» **DATA EXCERPTS**:
┄┄┄┄┄┄┄┄┄┄
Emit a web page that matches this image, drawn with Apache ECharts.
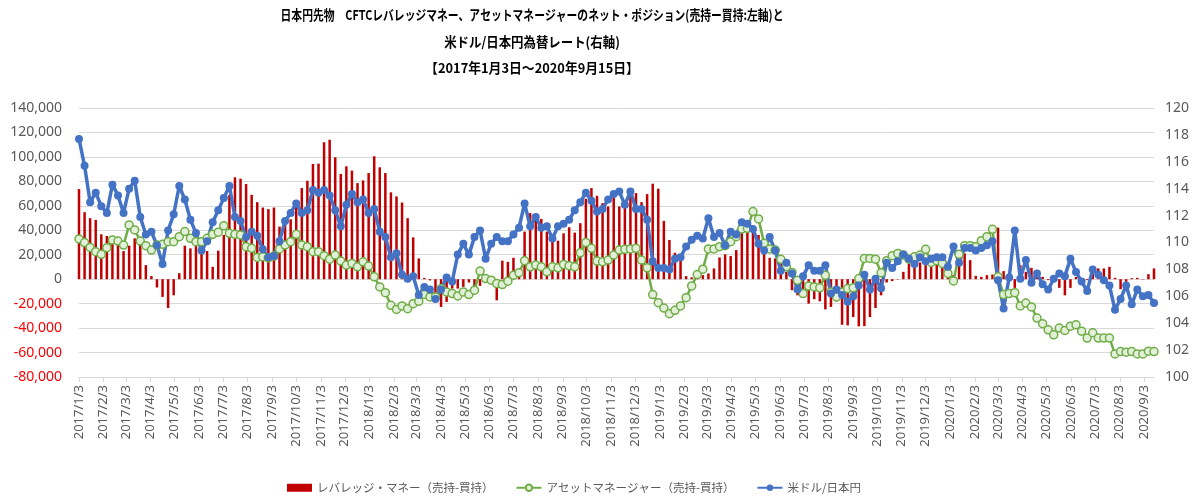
<!DOCTYPE html>
<html>
<head>
<meta charset="utf-8">
<script src="https://cdn.jsdelivr.net/npm/echarts/dist/echarts.min.js"></script>
<style>
  html, body { margin: 0; padding: 0; background: #fff; }
  #chart { width: 1200px; height: 497px; }
</style>
</head>
<body>
<div id="chart"></div>
<script>
// 週次データ 2017/1/3 ～ 2020/9/15 (毎週火曜)
const startDate = Date.UTC(2017, 0, 3)
const weekCount = 194

// レバレッジ・マネー（売持-買持）
const leveraged = [
  73700, 54800, 49900, 48500, 36700, 35300, 32600, 31500, 23000, 27400,
  33400, 30700, 11500, 2500, -6800, -14500, -23600, -13200, 4900, 27400,
  25200, 27900, 23800, 23000, 10100, 23300, 36200, 69000, 83300, 82200,
  77800, 69000, 63000, 58600, 57300, 58600, 43000, 48500, 49000, 60800,
  74500, 80500, 94200, 94500, 112000, 114000, 99700, 86000, 92300, 88800,
  78600, 80800, 86800, 100500, 91500, 86800, 71000, 67700, 62700, 49900,
  34200, 17000, 1000, -1000, -18600, -22700, -18600, -7700, -7700, -6300,
  -2700, -6300, -5500, 500, -2200, -17300, 15100, 14200, 17500, 8200,
  38900, 54000, 52600, 49300, 38900, 30700, 31500, 37500, 42500, 38100,
  45800, 65800, 74500, 68200, 62200, 59500, 67100, 59500, 64100, 73200,
  70400, 63000, 69600, 78100, 74000, 47700, 32100, 21600, 15100, 2500,
  1500, 3800, 3300, 4700, 8800, 17800, 20300, 18900, 23800, 41600,
  43000, 38900, 36200, 25200, 17500, 17000, 14800, 6000, -9000, -13200,
  -10400, -20000, -16400, -18100, -24700, -22700, -18100, -37300, -37800, -31000,
  -38600, -38400, -31000, -23600, -13200, -2700, -1600, -300, 6000, 12900,
  12900, 13700, 11500, 11000, 12900, 11000, 3300, 3300, 19700, 21100,
  15600, 2700, 1900, 3300, 3800, 42200, 6600, 1900, -7100, 11500,
  6000, 9300, 3300, 1900, -800, 500, -7100, -13200, -7100, 1900,
  500, -800, 4700, 8800, 8800, 10100, 1100, -8200, -2200, 800,
  1100, -300, 4100, 8800
]

// アセットマネージャー（売持-買持）
const assetManager = [
  32900, 29900, 26000, 22500, 20300, 25800, 32100, 31200, 27900, 44400,
  40300, 31200, 27400, 23800, 27900, 28500, 30700, 30700, 34800, 38900,
  33400, 30700, 30700, 33400, 36700, 38400, 43800, 37500, 36700, 36200,
  26600, 25200, 17800, 18400, 17500, 18900, 24700, 27900, 30700, 36700,
  27900, 26600, 22500, 22500, 19200, 16400, 19700, 14800, 11500, 12900,
  10100, 14200, 10700, 1900, -6300, -11000, -21400, -24700, -21900, -24100,
  -20000, -18100, -12600, -14500, -14500, -7700, -10400, -11800, -13700, -10400,
  -12600, -9000, 6600, 500, -800, -3600, -4400, -1600, 3300, 5200,
  15100, 10100, 11500, 10100, 6000, 10100, 9300, 12100, 11000, 10100,
  21600, 30100, 25200, 14800, 14200, 15600, 19700, 23800, 24400, 24700,
  25200, 15600, 9300, -12600, -19200, -23600, -28200, -25500, -21900, -15100,
  -5500, 3800, 8200, 24700, 24700, 26600, 27400, 30700, 34800, 41100,
  41600, 55300, 49300, 29300, 24700, 23800, 16200, 10100, 5500, -800,
  -11800, -5500, -6300, -7100, 3300, -10400, -14500, -10400, -7700, -7100,
  500, 17000, 17000, 16400, 5200, 15100, 19200, 21100, 19700, 16400,
  18400, 19700, 24400, 13700, 15100, 12900, 4700, -1400, 20300, 27400,
  27400, 26600, 31500, 34800, 40800, 1900, -12600, -11800, -11000, -21900,
  -19500, -22700, -31800, -36400, -41400, -45500, -40000, -41900, -38400, -37300,
  -42500, -48200, -43800, -48200, -48200, -48200, -61100, -59200, -59700, -59200,
  -61100, -61100, -58900, -59200
]

// 米ドル/日本円
const usdJpy = [
  117.7, 115.7, 113.0, 113.7, 112.7, 112.2, 114.3, 113.5, 112.2, 114.0,
  114.6, 111.9, 110.6, 110.8, 109.8, 108.4, 110.9, 112.1, 114.2, 113.2,
  111.7, 110.7, 109.4, 110.1, 111.5, 112.4, 113.3, 114.2, 111.9, 111.6,
  110.4, 110.8, 110.5, 109.5, 108.9, 109.0, 110.1, 111.6, 112.2, 112.9,
  112.2, 112.4, 113.9, 113.7, 113.9, 113.5, 112.4, 111.2, 112.8, 113.6,
  113.0, 113.2, 112.2, 112.5, 110.8, 110.4, 108.9, 109.2, 107.6, 107.3,
  107.5, 106.1, 106.7, 106.5, 105.8, 106.5, 107.4, 107.1, 109.1, 109.9,
  109.1, 110.4, 110.9, 108.8, 109.9, 110.4, 110.1, 110.1, 110.6, 111.1,
  112.9, 111.2, 111.9, 111.1, 111.2, 110.3, 111.2, 111.4, 111.7, 112.4,
  113.0, 113.7, 113.1, 112.3, 112.5, 113.2, 113.6, 113.8, 112.8, 113.8,
  112.5, 112.5, 111.7, 108.6, 108.1, 108.1, 108.0, 108.8, 108.9, 109.7,
  110.2, 110.5, 110.3, 111.8, 110.4, 110.7, 109.8, 110.8, 110.6, 111.5,
  111.4, 111.0, 109.9, 109.4, 110.4, 109.4, 107.9, 108.5, 107.7, 106.5,
  107.5, 108.3, 107.9, 107.9, 108.3, 106.2, 106.5, 106.1, 105.6, 106.0,
  106.8, 107.6, 106.5, 107.3, 106.6, 108.5, 108.1, 108.6, 109.1, 108.8,
  108.4, 108.9, 108.6, 108.8, 108.9, 108.9, 108.2, 109.7, 108.5, 109.6,
  109.6, 109.4, 109.6, 109.8, 110.1, 107.2, 105.1, 107.4, 110.9, 107.3,
  108.7, 107.0, 107.7, 106.9, 106.5, 107.3, 107.7, 107.5, 108.8, 107.8,
  107.1, 106.4, 108.0, 107.6, 107.2, 106.8, 105.0, 105.8, 106.8, 105.4,
  106.5, 106.0, 106.1, 105.5
]

const leftTicks = [-80000, 140000, 20000]   // min, max, interval
const rightTicks = [100, 120, 2]

const titleLines = [
  '日本円先物　CFTCレバレッジマネー、アセットマネージャーのネット・ポジション(売持ー買持:左軸)と',
  '米ドル/日本円為替レート(右軸)',
  '【2017年1月3日～2020年9月15日】'
]
const seriesNames = ['レバレッジ・マネー（売持-買持）', 'アセットマネージャー（売持-買持）', '米ドル/日本円']

const DAY = 86400000
const dayOf = (y, m, d) => Math.round((Date.UTC(y, m - 1, d) - startDate) / DAY)
const lastDay = (weekCount - 1) * 7

// 月次の目盛 (毎月3日)
const monthTicks = []
for (let y = 2017; y <= 2020; y++) {
  for (let m = 1; m <= 12; m++) {
    const d = dayOf(y, m, 3)
    if (d >= 0 && d <= lastDay) monthTicks.push(d)
  }
}
const dayLabel = v => {
  const dt = new Date(startDate + v * DAY)
  return dt.getUTCFullYear() + '/' + (dt.getUTCMonth() + 1) + '/' + dt.getUTCDate()
}

const weekDays = leveraged.map((_, i) => i * 7)
const pair = arr => arr.map((v, i) => [weekDays[i], v])

const chart = echarts.init(document.getElementById('chart'))

const titleScale = [0.8, 0.92, 0.95]
const titleY = [15, 41.5, 68]

chart.setOption({
  animation: false,
  textStyle: {fontFamily: '"Noto Sans", "Noto Sans CJK JP", sans-serif'},
  graphic: titleLines.map((t, i) => ({
    type: 'text',
    x: 532,
    y: titleY[i],
    scaleX: titleScale[i],
    style: {
      text: t,
      font: 'bold 13.5px "Noto Sans CJK JP", sans-serif',
      fill: '#000000',
      align: 'center',
      verticalAlign: 'middle',
      textAlign: 'center',
      textVerticalAlign: 'middle'
    }
  })),
  legend: {
    top: 477,
    left: 282,
    itemWidth: 25,
    itemHeight: 8,
    itemGap: 22,
    textStyle: {color: '#595959', fontSize: 11.5, fontFamily: '"Noto Sans CJK JP", sans-serif'},
    data: [
      {name: seriesNames[0], icon: 'rect'},
      seriesNames[1],
      seriesNames[2]
    ]
  },
  grid: {left: 79, right: 46, top: 108, bottom: 120},
  xAxis: {
    type: 'value',
    min: 0,
    max: lastDay,
    axisLine: {show: true, onZero: false, lineStyle: {color: '#D9D9D9'}},
    axisTick: {show: true, customValues: monthTicks, length: 5, lineStyle: {color: '#D9D9D9'}},
    axisLabel: {
      customValues: monthTicks,
      rotate: 90,
      margin: 8,
      color: '#595959',
      fontSize: 13,
      formatter: v => dayLabel(v)
    },
    splitLine: {show: false}
  },
  yAxis: [
    {
      type: 'value',
      min: leftTicks[0],
      max: leftTicks[1],
      interval: leftTicks[2],
      axisLine: {show: false},
      axisTick: {show: false},
      axisLabel: {
        margin: 17,
        fontSize: 14,
        color: v => (v < 0 ? '#FF0000' : '#595959'),
        formatter: v => v.toLocaleString('en-US')
      },
      splitLine: {lineStyle: {color: '#D9D9D9'}}
    },
    {
      type: 'value',
      min: rightTicks[0],
      max: rightTicks[1],
      interval: rightTicks[2],
      axisLine: {show: false},
      axisTick: {show: false},
      axisLabel: {margin: 11, fontSize: 14, color: '#595959'},
      splitLine: {show: false}
    }
  ],
  series: [
    {
      name: seriesNames[0],
      type: 'bar',
      yAxisIndex: 0,
      barWidth: 2.5,
      itemStyle: {color: '#C00000'},
      data: pair(leveraged)
    },
    {
      name: seriesNames[1],
      type: 'line',
      yAxisIndex: 0,
      symbol: 'circle',
      symbolSize: 8,
      lineStyle: {color: '#70AD47', width: 2.5},
      itemStyle: {color: '#E2F0D9', borderColor: '#70AD47', borderWidth: 1.5},
      data: pair(assetManager)
    },
    {
      name: seriesNames[2],
      type: 'line',
      yAxisIndex: 1,
      symbol: 'circle',
      symbolSize: 8,
      lineStyle: {color: '#4472C4', width: 3.5},
      itemStyle: {color: '#4472C4'},
      data: pair(usdJpy)
    }
  ]
})
</script>
</body>
</html>
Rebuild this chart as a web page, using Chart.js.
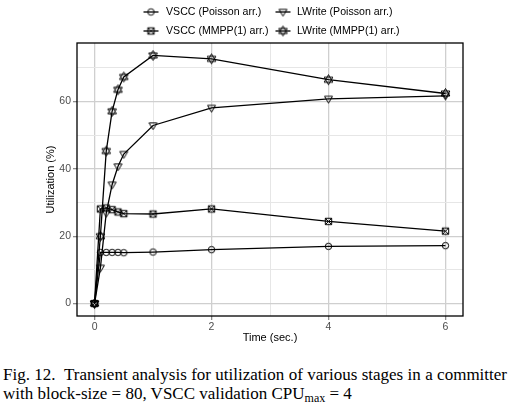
┄┄┄┄┄┄┄┄┄┄
» **REQUIRED TASK**: Begin with the first line of the records and repeat every line up to the one with "const weekCount = 194", counting that line too. Pictures are not part of the copy.

» **FULL ANSWER**:
Emit a web page that matches this image, drawn with Apache ECharts.
<!DOCTYPE html>
<html>
<head>
<meta charset="utf-8">
<script src="https://cdn.jsdelivr.net/npm/echarts/dist/echarts.min.js"></script>
<style>
  html, body { margin: 0; padding: 0; background: #fff; }
  #chart { width: 1200px; height: 497px; }
</style>
</head>
<body>
<div id="chart"></div>
<script>
// 週次データ 2017/1/3 ～ 2020/9/15 (毎週火曜)
const startDate = Date.UTC(2017, 0, 3)
const weekCount = 194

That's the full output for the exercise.